Considering a Command Center for Your Hospital?

3 Reasons The Hub-and-Spoke Hospital Operating System Achieves the Most Positive Outcomes for Patients and Staff

By Stephen Passalacqua

When it comes to improving patient outcomes, boosting hospital financials, maximizing organizational efficiency, and improving allocation of resources, there are few technologies that can compete with the deployment of a healthcare command center. Technologies such as bed management systems, EHRs, or staff scheduling systems are limited in their ability to provide real-time, actionable data with predictive capabilities. But how do you ensure you get the most out of your command center?  Choosing the right foundation and model is key to the ultimate success of implementing an operational command center.

Not every model yields the best results.  A completely centralized command center that makes all the decisions can even have negative effects in some situations. For example, central planners in the former USSR measured productivity in tons across many industries, including lighting.  In order to maximize their ”productivity”, one chandelier factory simply increased the weight of the chandeliers that they manufactured. As output plummeted and the chandeliers grew increasingly heavy, ceilings came crashing down across the USSR. This isn’t the command center model anyone wants in their hospital!

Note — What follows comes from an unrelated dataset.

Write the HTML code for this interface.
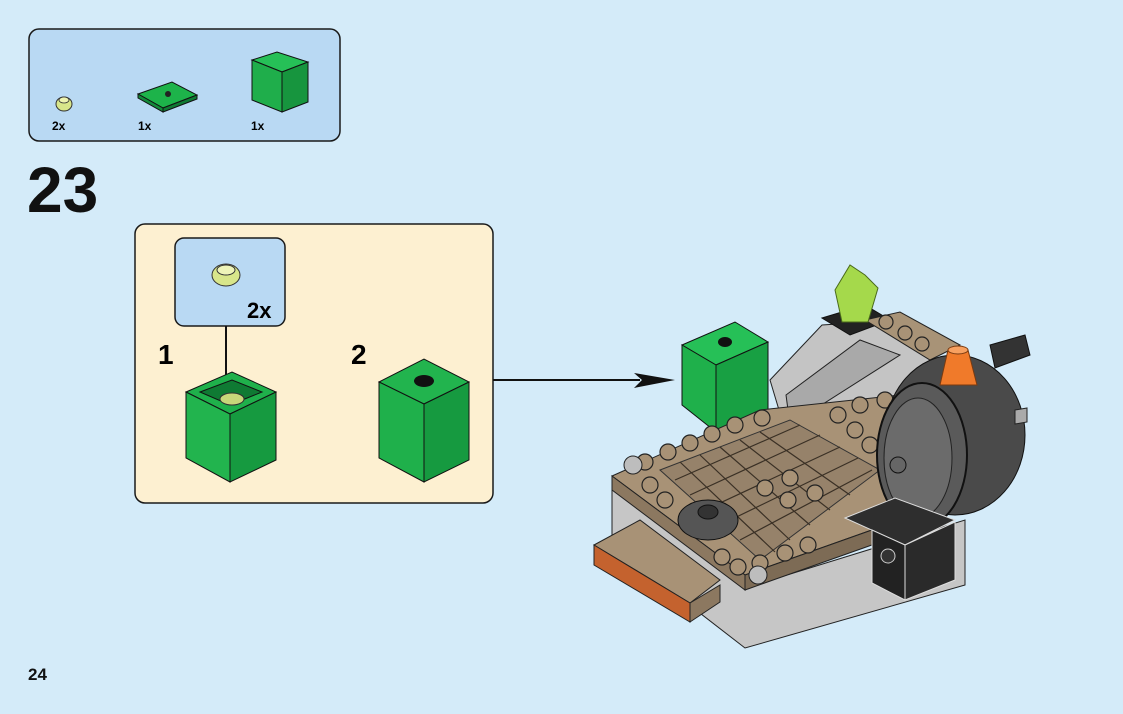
<!DOCTYPE html>
<html><head><style>
html,body{margin:0;padding:0;background:#d4ebf9;}
body{width:1123px;height:709px;position:relative;overflow:hidden;font-family:"Liberation Sans",sans-serif;}
</style></head><body>
<svg width="1123" height="709" viewBox="0 0 1123 709" xmlns="http://www.w3.org/2000/svg" font-family="Liberation Sans, sans-serif">
<rect width="1123" height="709" fill="#d4ebf9"/>
<rect x="29" y="29" width="311" height="112" rx="10" fill="#b9d9f3" stroke="#1a1a1a" stroke-width="1.5"/>
<ellipse cx="64" cy="104" rx="8" ry="7" fill="#d8e68a" stroke="#333"/>
<ellipse cx="64" cy="100" rx="5" ry="3" fill="#eef4b0" stroke="#333" stroke-width=".8"/>
<text x="52" y="130" font-size="12" font-weight="bold">2x</text>
<polygon points="138,94 172,82 197,95 163,108" fill="#1db34a" stroke="#111"/>
<polygon points="138,94 163,108 163,112 138,98" fill="#13893a" stroke="#111"/>
<polygon points="163,108 197,95 197,99 163,112" fill="#0f7a33" stroke="#111"/>
<circle cx="168" cy="94" r="3" fill="#222"/>
<text x="138" y="130" font-size="12" font-weight="bold">1x</text>
<polygon points="252,60 277,52 308,62 282,72" fill="#26c057" stroke="#111"/>
<polygon points="252,60 282,72 282,112 252,100" fill="#1fae4b" stroke="#111"/>
<polygon points="282,72 308,62 308,102 282,112" fill="#17953e" stroke="#111"/>
<text x="251" y="130" font-size="12" font-weight="bold">1x</text>
<text x="27" y="212" font-size="64" font-weight="bold" fill="#111">23</text>
<rect x="135" y="224" width="358" height="279" rx="10" fill="#fdf0d1" stroke="#1a1a1a" stroke-width="1.5"/>
<rect x="175" y="238" width="110" height="88" rx="9" fill="#b9d9f3" stroke="#1a1a1a" stroke-width="1.5"/>
<ellipse cx="226" cy="275" rx="14" ry="11" fill="#d8e68a" stroke="#333"/>
<ellipse cx="226" cy="270" rx="9" ry="5" fill="#eef4b8" stroke="#333"/>
<text x="247" y="318" font-size="22" font-weight="bold">2x</text>
<line x1="226" y1="326" x2="226" y2="385" stroke="#111" stroke-width="2"/>
<polygon points="220,380 232,380 226,394" fill="#111"/>
<text x="158" y="364" font-size="28" font-weight="bold">1</text>
<polygon points="186,392 232,372 276,392 230,414" fill="#1fb04b" stroke="#111"/>
<polygon points="200,392 232,380 262,392 230,405" fill="#0f7a33" stroke="#111"/>
<ellipse cx="232" cy="399" rx="12" ry="6" fill="#c8d77a" stroke="#333"/>
<polygon points="186,392 230,414 230,482 186,458" fill="#22b44e" stroke="#111"/>
<polygon points="230,414 276,392 276,460 230,482" fill="#169a40" stroke="#111"/>
<text x="351" y="364" font-size="28" font-weight="bold">2</text>
<polygon points="379,382 424,359 469,382 424,404" fill="#22b44e" stroke="#111"/>
<ellipse cx="424" cy="381" rx="10" ry="6" fill="#111"/>
<polygon points="379,382 424,404 424,482 379,458" fill="#1fb04b" stroke="#111"/>
<polygon points="424,404 469,382 469,460 424,482" fill="#169a40" stroke="#111"/>
<line x1="493" y1="380" x2="640" y2="380" stroke="#111" stroke-width="2"/>
<polygon points="634,373 675,380 634,388 642,380" fill="#111"/>
<polygon points="770,380 822,325 900,320 930,345 930,400 785,430" fill="#c4c4c4" stroke="#222"/>
<polygon points="786,395 860,340 900,355 790,425" fill="#a9a9a9" stroke="#222"/>
<polygon points="822,318 865,305 890,320 850,335" fill="#222" stroke="#111"/>
<polygon points="865,320 900,312 960,345 930,360" fill="#a89377" stroke="#222"/>
<polygon points="990,345 1025,335 1030,355 995,368" fill="#333" stroke="#111"/>
<polygon points="835,290 850,265 865,275 878,288 868,322 842,322" fill="#a5d94b" stroke="#4a6a1a"/>
<polygon points="682,345 735,322 768,342 716,365" fill="#26c057" stroke="#111"/>
<ellipse cx="725" cy="342" rx="7" ry="5" fill="#111"/>
<polygon points="682,345 716,365 716,432 682,405" fill="#1fb04b" stroke="#111"/>
<polygon points="716,365 768,342 768,410 716,432" fill="#18a043" stroke="#111"/>
<polygon points="612,488 745,588 965,520 965,585 745,648 612,545" fill="#c6c6c6" stroke="#222"/>
<polygon points="612,476 760,410 900,395 900,520 745,575" fill="#a89276" stroke="#222"/>
<polygon points="612,476 745,575 745,590 612,490" fill="#8c7860" stroke="#222"/>
<polygon points="745,575 900,520 900,535 745,590" fill="#7d6b55" stroke="#222"/>
<polygon points="660,470 790,420 880,470 760,560" fill="#96826a" stroke="#333"/>
<g stroke="#3a3025" stroke-width="1.2">
<line x1="680" y1="462" x2="775" y2="552"/><line x1="700" y1="455" x2="790" y2="540"/><line x1="720" y1="447" x2="810" y2="525"/><line x1="740" y1="440" x2="830" y2="510"/><line x1="760" y1="432" x2="850" y2="495"/>
<line x1="675" y1="480" x2="800" y2="425"/><line x1="690" y1="495" x2="820" y2="435"/><line x1="705" y1="510" x2="840" y2="447"/><line x1="720" y1="525" x2="858" y2="458"/><line x1="740" y1="540" x2="872" y2="470"/>
</g>
<g fill="#a89276" stroke="#222" stroke-width="1.2">
<circle cx="645" cy="462" r="8"/><circle cx="668" cy="452" r="8"/><circle cx="690" cy="443" r="8"/><circle cx="712" cy="434" r="8"/><circle cx="735" cy="425" r="8"/><circle cx="762" cy="418" r="8"/>
<circle cx="650" cy="485" r="8"/><circle cx="665" cy="500" r="8"/><circle cx="722" cy="557" r="8"/><circle cx="738" cy="567" r="8"/><circle cx="760" cy="563" r="8"/><circle cx="785" cy="553" r="8"/><circle cx="808" cy="545" r="8"/>
<circle cx="838" cy="415" r="8"/><circle cx="860" cy="405" r="8"/><circle cx="885" cy="400" r="8"/><circle cx="855" cy="430" r="8"/><circle cx="870" cy="445" r="8"/>
<circle cx="790" cy="478" r="8"/><circle cx="765" cy="488" r="8"/><circle cx="788" cy="500" r="8"/><circle cx="815" cy="493" r="8"/>
<circle cx="886" cy="322" r="7"/><circle cx="905" cy="333" r="7"/><circle cx="922" cy="344" r="7"/>
</g>
<circle cx="633" cy="465" r="9" fill="#bdbdbd" stroke="#222"/>
<circle cx="758" cy="575" r="9" fill="#bdbdbd" stroke="#222"/>
<ellipse cx="708" cy="520" rx="30" ry="20" fill="#555" stroke="#111"/>
<ellipse cx="708" cy="512" rx="10" ry="7" fill="#333" stroke="#111"/>
<polygon points="594,545 640,520 720,580 690,603" fill="#a89276" stroke="#222"/>
<polygon points="594,545 690,603 690,622 594,565" fill="#c4622e" stroke="#222"/>
<polygon points="690,603 720,585 720,602 690,622" fill="#8c7860" stroke="#222"/>
<ellipse cx="955" cy="435" rx="70" ry="80" fill="#4a4a4a" stroke="#111"/>
<ellipse cx="922" cy="455" rx="45" ry="72" fill="#5a5a5a" stroke="#111" stroke-width="2"/>
<ellipse cx="918" cy="458" rx="34" ry="60" fill="#6b6b6b" stroke="#222"/>
<circle cx="898" cy="465" r="8" fill="#666" stroke="#111"/>
<polygon points="1015,410 1027,408 1027,422 1015,424" fill="#aaa" stroke="#222"/>
<polygon points="948,350 968,350 977,385 940,385" fill="#f07a2a" stroke="#7a3a10"/>
<ellipse cx="958" cy="350" rx="10" ry="4" fill="#f7a060" stroke="#7a3a10"/>
<polygon points="845,518 895,498 955,520 905,545" fill="#2e2e2e" stroke="#ddd"/>
<polygon points="872,530 905,545 905,600 872,583" fill="#222" stroke="#ddd"/>
<polygon points="905,545 955,522 955,580 905,600" fill="#2a2a2a" stroke="#ddd"/>
<circle cx="888" cy="556" r="7" fill="#333" stroke="#ccc"/>
<text x="28" y="680" font-size="17" font-weight="bold" fill="#111">24</text>
</svg>
</body></html>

When it comes to healthcare, command centers benefit greatly from a hub-and-spoke model. The “spokes” in this system refer to the Emergency Department, nursing units, and diagnostic and procedural areas… all the places where clinical teams directly interact with the patients, their families, and each other. These spokes play a pivotal role in the decision-making process.

In the Hub-And-Spoke Hospital Operating System created by Care Logistics, the command center, or ‘hub’, works with empowered local care teams, or ‘spokes’, to ensure they both have the right information available to make the most informed decisions at the right time and location whether that is in the central hub or out on the floors.  The combination of technology and process used in the Care Logistics hub-and-spoke model results in industry-leading outcomes.


Here are 3 reasons why this Hub-and-Spoke model achieves the most positive outcomes for patients and staff.

Information is Power

All teams are aligned towards a common care plan and length of stay goal for each patient. The decentralization and transparency of information empowers care teams to make informed decisions in real time to meet that goal. Your nursing units are not just carrying out orders from a centralized center that may or may not understand the situation on the floor. Your physicians know where each patient is and when they’ll be discharged or taken for diagnostics. Your patients and their families are empowered with real information on what they can expect that day and in the coming days. Ultimately, information is power and when that power is all focused on a common goal, that’s a good thing!

No More Silos

As hospitals undertake performance improvements, they often focus on one area at a time without taking the whole system into account. They see performance improvements in that one area but at the expense of others. Instead of everyone chipping away at issues in their own corners of the hospital, the hub-and-spoke model brings everyone together to identify barriers to progressing care and work towards a common goal. All departments communicate more effectively through the hub, which then uses that data to make decisions about the flow of patients and resources. Bidirectional information flow enables local decisions to be effectively communicated to the hub and then dispersed to other stakeholders so everyone is on the same page, all the time.

Improved Patient Progression and Throughput

A major goal of any healthcare organization is to achieve positive patient outcomes and high patient satisfaction. One way to do this is by improving patient progression, patient throughput, and patient flow so that each patient receives exactly the care they require in a timely fashion. Unfortunately, unmanaged simultaneous demand for limited organizational resources often prevents efficient patient progression and throughput. Limited bed and staff availability cause patients to wait in care settings inappropriate for their condition. Diagnostics get backed up and delay care decisions. Patient progression, satisfaction, and outcomes suffer.

Not only does a hub-and-spoke operating system alleviate issues that lead to these problems in the first place, but it also makes the rerouting and reallocation of resources more efficient and seamless to the patient (a huge win for patient experience!). This is accomplished through bidirectional information flow between the hub and the spokes. Predictive analytics and information on anticipated demand are front-and-center and generated in real-time.  Quickly sharing this critical information makes the process smoother for patients and improves bed-capacity management.

Bidirectional information flow means that ‘spokes’ communicate more effectively with the ‘hub’ to help drive informed decision-making. Overall, organizational efficiency is maximized, and the organization can quickly adapt to changing patient loads and demands. Most importantly, staff and patients are empowered with actionable information to make better real-time decisions that result in improved outcomes for patients and staff alike.


Fun Fact

Did you know this same model was used during the first manned lunar landing? That’s right. Not only were decisions made by mission control, but Neil Armstrong actually took the spacecraft off of auto-pilot and made a white-knuckle, manual landing when he saw it was guiding them directly toward the mouth of a dangerous looking crater. If it were up to mission control alone, they would have had to abandon the mission.